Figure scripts

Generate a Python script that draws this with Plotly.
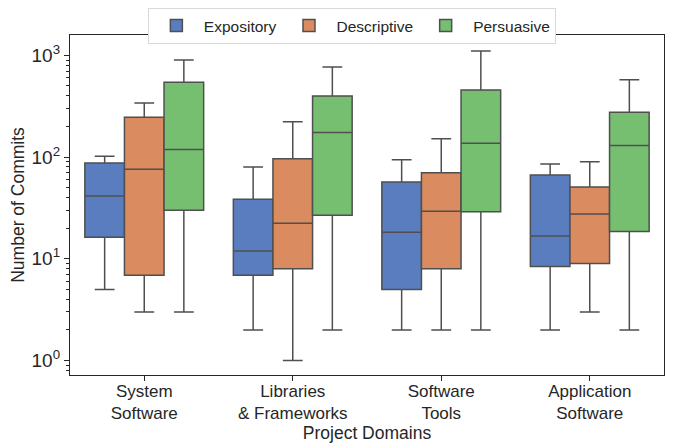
import plotly.graph_objects as go

categories = ["System<br>Software", "Libraries<br>& Frameworks", "Software<br>Tools", "Application<br>Software"]
series_names = ["Expository", "Descriptive", "Persuasive"]

# box statistics per series, one value per category
lower = {
    "Expository": [5.0, 2.0, 2.0, 2.0],
    "Descriptive": [3.0, 1.0, 2.0, 3.0],
    "Persuasive": [3.0, 2.0, 2.0, 2.0],
}
q1 = {
    "Expository": [16.3, 6.9, 5.0, 8.4],
    "Descriptive": [6.9, 8.0, 8.0, 9.0],
    "Persuasive": [30.0, 26.8, 29.0, 18.5],
}
median = {
    "Expository": [41.4, 11.9, 18.2, 16.7],
    "Descriptive": [76.0, 22.3, 29.3, 27.6],
    "Persuasive": [119.0, 174.0, 137.0, 130.0],
}
q3 = {
    "Expository": [87.5, 38.5, 57.0, 66.7],
    "Descriptive": [246.0, 96.0, 70.0, 50.8],
    "Persuasive": [544.0, 399.0, 457.0, 276.0],
}
upper = {
    "Expository": [102.0, 80.0, 94.0, 85.5],
    "Descriptive": [340.0, 223.0, 151.0, 90.0],
    "Persuasive": [901.0, 769.0, 1105.0, 577.0],
}
colors = {"Expository": "#597dbf", "Descriptive": "#da8b5f", "Persuasive": "#76bf71"}

ytick_vals = [1, 10, 100, 1000]
ytick_text = ["10<sup>0</sup>", "10<sup>1</sup>", "10<sup>2</sup>", "10<sup>3</sup>"]

fig = go.Figure()
for name in series_names:
    fig.add_trace(go.Box(
        name=name,
        x=categories,
        q1=q1[name], median=median[name], q3=q3[name],
        lowerfence=lower[name], upperfence=upper[name],
        fillcolor=colors[name],
        line=dict(color="#4f4f4f", width=1.5),
        whiskerwidth=0.5,
        offsetgroup=name,
        boxpoints=False,
    ))

fig.update_layout(
    width=669, height=436,
    margin=dict(l=62, r=13, t=27, b=69, autoexpand=False),
    boxmode="group", boxgap=0.2, boxgroupgap=0.0,
    plot_bgcolor="white", paper_bgcolor="white",
    font=dict(family="Liberation Sans, Arial, sans-serif", size=16, color="#262626"),
    legend=dict(
        orientation="h", xref="container", yref="container",
        x=0.514, xanchor="center", y=1.0, yanchor="top",
        bordercolor="#d9d9d9", borderwidth=1, font=dict(size=15.5),
        itemwidth=45, tracegroupgap=0,
    ),
    xaxis=dict(
        title=dict(text="Project Domains", font=dict(size=17.5), standoff=0),
        showline=True, linecolor="#262626", linewidth=1.3, mirror=True,
        ticks="outside", ticklen=5, tickcolor="#262626",
        tickfont=dict(size=17), ticklabelstandoff=-5,
    ),
    yaxis=dict(
        type="log", range=[-0.1426, 3.2],
        title=dict(text="Number of Commits", font=dict(size=17.5), standoff=6),
        showline=True, linecolor="#262626", linewidth=1.3, mirror=True,
        ticks="outside", ticklen=5, tickcolor="#262626",
        tickmode="array", tickvals=ytick_vals, ticktext=ytick_text,
        tickfont=dict(size=19),
        showgrid=False, zeroline=False,
        minor=dict(ticks="outside", ticklen=3, tickcolor="#262626",
                   dtick="D1", showgrid=False),
    ),
)

fig.write_html("out.html")
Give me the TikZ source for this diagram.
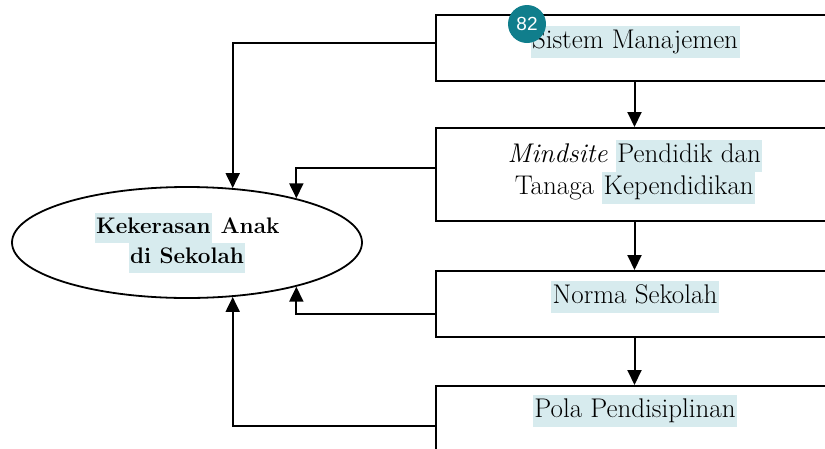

**PROBLEM REQUIREMENTS**
Using the records given above, list every line that includes the word "this".

**FINAL ANSWER**
Generate a Python script that draws this with Plotly.
Give me the TikZ source for this diagram.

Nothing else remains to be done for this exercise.